I prefer the fake mcdonalds shilling, the best ironic fastfood shilling.

It also says that you are a nu-male that voted for bernie sanders

I got a key-chain pill fob just for homemade pepper flakes on the go.

Same but mines got peanut butter in it. Gives me a nice boost on the subway ride home.

sort of off-topic but my roommate has a fucking

CHAPSTICK HOLDER KEYCHAIN

like it's a fucking miniature leather holster for a single tube of chapstick

>fake

>keychain

get fucked you pansies

No YOU get fucked you gear queer faggot

>2017
>not running with superior emags
>not consuming Frank's Xtra Hot
Do you even Operate?

>Frank's Meme Sauce Original
I bet you put that bish on errythang!

Turn your gun on yourself.

that I'm cheap
I put american cheese spread in mine so when I get a burg I can save on cheese and just use my own. Or get some chips from a vending machine and make them proper.

>lonely single man sucking peanut butter out of a tube attached to his keys as he rides public transportation home from his wage slavery
wow you just fucked me up bad

Why do I feel most people that bought those are autists who just drink it throughout the day like some adict

I lovvvvvvvvvveeeeeee sriracha! I have 2 of those keychains (only $8 a piece at Urban Outfitters, what-what!) One for my house key and one for my car ket so that I never leave home without it.

Pho? Put sriracha on that dang thing.
Sushi? A little extra sriracha never hurt anybody
Pizza?
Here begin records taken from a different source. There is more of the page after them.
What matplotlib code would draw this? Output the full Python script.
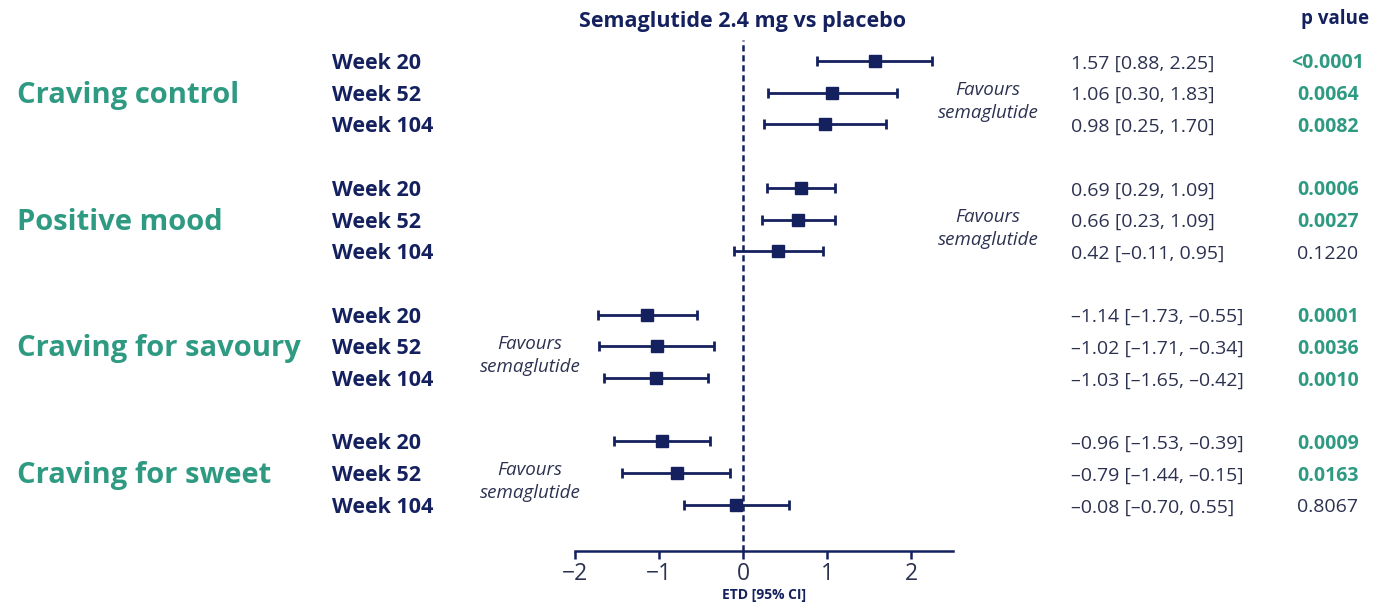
import matplotlib
matplotlib.use("Agg")
import matplotlib.pyplot as plt
from matplotlib.transforms import blended_transform_factory, offset_copy

plt.rcParams['font.family'] = ['Open Sans', 'DejaVu Sans']

# ---- data ----
categories = ["Craving control", "Positive mood", "Craving for savoury", "Craving for sweet"]
weeks = ["Week 20", "Week 52", "Week 104"]
etd = [1.57, 1.06, 0.98, 0.69, 0.66, 0.42, -1.14, -1.02, -1.03, -0.96, -0.79, -0.08]
ci_low = [0.88, 0.30, 0.25, 0.29, 0.23, -0.11, -1.73, -1.71, -1.65, -1.53, -1.44, -0.70]
ci_high = [2.25, 1.83, 1.70, 1.09, 1.09, 0.95, -0.55, -0.34, -0.42, -0.39, -0.15, 0.55]
p_values = ["<0.0001", "0.0064", "0.0082", "0.0006", "0.0027", "0.1220",
            "0.0001", "0.0036", "0.0010", "0.0009", "0.0163", "0.8067"]
significant = [True, True, True, True, True, False, True, True, True, True, True, False]
favours_side = [1, 1, -1, -1]  # which side the "Favours semaglutide" note sits on
x_ticks = [-2, -1, 0, 1, 2]

NAVY = "#14215e"
TEAL = "#2f9a82"
GREY = "#2c3150"

W, H = 1378, 606
fig = plt.figure(figsize=(W / 100, H / 100), dpi=100)

# axes in pixel geometry
x0_px, x1_px = 575, 953
y_top_px, y_bot_px = 40, 551
ax = fig.add_axes([x0_px / W, 1 - y_bot_px / H, (x1_px - x0_px) / W, (y_bot_px - y_top_px) / H])

row_px = 31.7
first_row_px = 61
ypos = []
for g in range(len(categories)):
    for w in range(len(weeks)):
        ypos.append(g * 4 + w)
ax.set_ylim((y_bot_px - first_row_px) / row_px, (y_top_px - first_row_px) / row_px)
ax.set_xlim(-2, 2.5)

for i in range(len(etd)):
    ax.errorbar(etd[i], ypos[i], xerr=[[etd[i] - ci_low[i]], [ci_high[i] - etd[i]]],
                fmt='s', color=NAVY, ms=9, elinewidth=2, capsize=3.5, capthick=2, zorder=3)

ax.axvline(0, color=NAVY, ls=(0, (2.5, 1.5)), lw=1.8, zorder=2)

for s in ["top", "right", "left"]:
    ax.spines[s].set_visible(False)
ax.spines["bottom"].set_color(NAVY)
ax.spines["bottom"].set_linewidth(1.8)
ax.set_yticks([])
ax.set_xticks(x_ticks)
ax.set_xticklabels([("\u2212" + str(abs(t))) if t < 0 else str(t) for t in x_ticks])
ax.tick_params(axis="x", colors=NAVY, length=6, width=1.8, labelsize=16.5, labelcolor=GREY, pad=2)
ax.set_xlabel("ETD [95% CI]", fontsize=10, fontweight="bold", color=NAVY, labelpad=1)

# texts: figure-x, data-y, nudged 2.5 px down so glyphs sit on the row centre
trans = offset_copy(blended_transform_factory(fig.transFigure, ax.transData),
                    fig=fig, x=0, y=-2.5, units="dots")


def fx(px):
    return px / W


def fmt(v):
    s = f"{v:.2f}"
    return s.replace("-", "\u2013")


for i in range(len(etd)):
    ax.text(fx(332), ypos[i], weeks[i % 3], transform=trans, ha="left", va="center",
            fontsize=15.5, fontweight="bold", color=NAVY)
    ax.text(fx(1071), ypos[i], f"{fmt(etd[i])} [{fmt(ci_low[i])}, {fmt(ci_high[i])}]",
            transform=trans, ha="left", va="center", fontsize=14, color=GREY)
    ax.text(fx(1328), ypos[i], p_values[i], transform=trans, ha="center", va="center",
            fontsize=14, fontweight="bold" if significant[i] else "normal",
            color=TEAL if significant[i] else GREY)

for g, cat in enumerate(categories):
    ax.text(fx(17), g * 4 + 1, cat, transform=trans, ha="left", va="center",
            fontsize=21, fontweight="bold", color=TEAL)
    cx = 988 if favours_side[g] > 0 else 530
    ax.text(fx(cx), g * 4 + 1.2, "Favours\nsemaglutide", transform=trans, ha="center",
            va="center", fontsize=13.5, style="italic", color=GREY, linespacing=1.35)

fig.text(fx(743), 1 - 21 / H, "Semaglutide 2.4 mg vs placebo", ha="center", va="center",
         fontsize=15.5, fontweight="bold", color=NAVY)
fig.text(fx(1335), 1 - 19 / H, "p value", ha="center", va="center",
         fontsize=13.5, fontweight="bold", color=NAVY)

fig.savefig("out.png", dpi=100, facecolor="white")
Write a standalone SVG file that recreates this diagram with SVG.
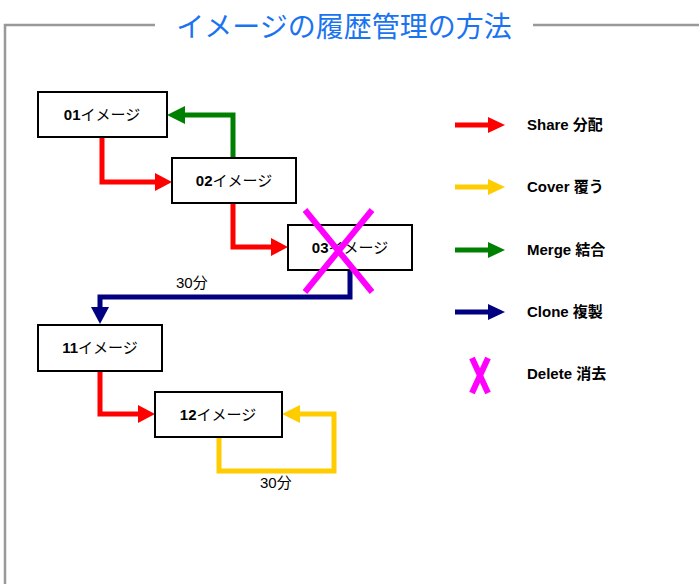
<svg xmlns="http://www.w3.org/2000/svg" width="699" height="585" viewBox="0 0 699 585">
<style>
.frame{fill:none;stroke:#999;stroke-width:2.5}
.box{fill:#fff;stroke:#000;stroke-width:2}
.lbl{font-family:"Liberation Sans","Noto Sans CJK JP",sans-serif;font-size:15px;text-anchor:middle;fill:#000}
.lbl .d{font-weight:bold}
.leg{font-family:"Liberation Sans","Noto Sans CJK JP",sans-serif;font-size:15px;font-weight:bold;fill:#000}
.note{font-family:"Liberation Sans","Noto Sans CJK JP",sans-serif;font-size:15px;fill:#000}
.ln{fill:none;stroke-width:5;stroke-linejoin:miter}
.red{stroke:#ff0000}.yel{stroke:#ffcc00}.grn{stroke:#008000}.nav{stroke:#000080}
.x{stroke:#ff00ff;stroke-width:6;fill:none}
</style>
<g id="frame">
<path class="frame" d="M5,584 V25 H155"/>
<path class="frame" d="M533,25 H699"/>
<text x="344" y="37" font-family="'Noto Sans CJK JP',sans-serif" font-size="28" fill="#1a73f0" text-anchor="middle">イメージの履歴管理の方法</text>
</g>
<g id="connectors">
<path class="ln red" d="M102,137 V182 H157"/>
<polygon points="155,173 172,182 155,191" fill="#ff0000"/>
<path class="ln grn" d="M233,158 V115 H183"/>
<polygon points="185,106 167,115 185,124" fill="#008000"/>
<path class="ln red" d="M233,203 V247 H273"/>
<polygon points="271,238 288,247 271,256" fill="#ff0000"/>
<path class="ln nav" d="M350,270 V297 H100 V310"/>
<polygon points="91,307 100,324 109,307" fill="#000080"/>
<path class="ln red" d="M100,371 V414 H140"/>
<polygon points="138,405 155,414 138,423" fill="#ff0000"/>
<path class="ln yel" d="M219,437 V471 H334 V414 H298"/>
<polygon points="300,405 282,414 300,423" fill="#ffcc00"/>
<text class="note" x="176" y="288">30分</text>
<text class="note" x="260" y="488">30分</text>
</g>
<g id="n01"><rect class="box" x="38" y="92" width="129" height="45"/><text class="lbl" x="102" y="120"><tspan class="d">01</tspan>イメージ</text></g>
<g id="n02"><rect class="box" x="172" y="158" width="124" height="45"/><text class="lbl" x="234" y="186"><tspan class="d">02</tspan>イメージ</text></g>
<g id="n03"><rect class="box" x="288" y="225" width="124" height="45"/><text class="lbl" x="350" y="253"><tspan class="d">03</tspan>イメージ</text></g>
<g id="n11"><rect class="box" x="38" y="325" width="124" height="46"/><text class="lbl" x="100" y="353"><tspan class="d">11</tspan>イメージ</text></g>
<g id="n12"><rect class="box" x="155" y="392" width="127" height="45"/><text class="lbl" x="218" y="420"><tspan class="d">12</tspan>イメージ</text></g>
<g id="delete-mark"><path class="x" d="M305,210 L372,292 M372,210 L305,292"/></g>
<g id="legend">
<path class="ln red" d="M455,125 H490"/><polygon points="488,117 505,125 488,133" fill="#ff0000"/>
<text class="leg" x="527" y="130">Share 分配</text>
<path class="ln yel" d="M455,187 H490"/><polygon points="488,179 505,187 488,195" fill="#ffcc00"/>
<text class="leg" x="527" y="192">Cover 覆う</text>
<path class="ln grn" d="M455,250 H490"/><polygon points="488,242 505,250 488,258" fill="#008000"/>
<text class="leg" x="527" y="255">Merge 結合</text>
<path class="ln nav" d="M455,312 H490"/><polygon points="488,304 505,312 488,320" fill="#000080"/>
<text class="leg" x="527" y="317">Clone 複製</text>
<path class="x" d="M472,358 L488,393 M488,358 L472,393"/>
<text class="leg" x="527" y="379">Delete 消去</text>
</g>
</svg>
That's a spicy meatball :)

>west coast meme sauce.

I know this is satire but it's so accurate I still cringed

How often do you eat fast food that you need this overpowering garlic ketchup garbage for every meal?

This is just sad.

shit is just waiting to open in your pocket

Here's what i carry tiny bottles of depending on my mood:
>mad dog 357
>tabasco
>louisiana

This is a key chain thread not a "tiny bottle" thread... Fuck off dude

>having a keychain
I think you meant to type "what does the kind of hot sauce that your servant carries in her purse say about you?"

It alerts people to my autism so they know not to engage me in conversation. Im glad our signal is recognized more now and its all thanks to you guys.

>sriracha
What is the appeal of this stuff. It has no flavor.

It says you are a gigantic fag of the highest order, who carries sauce on their fucking keychain?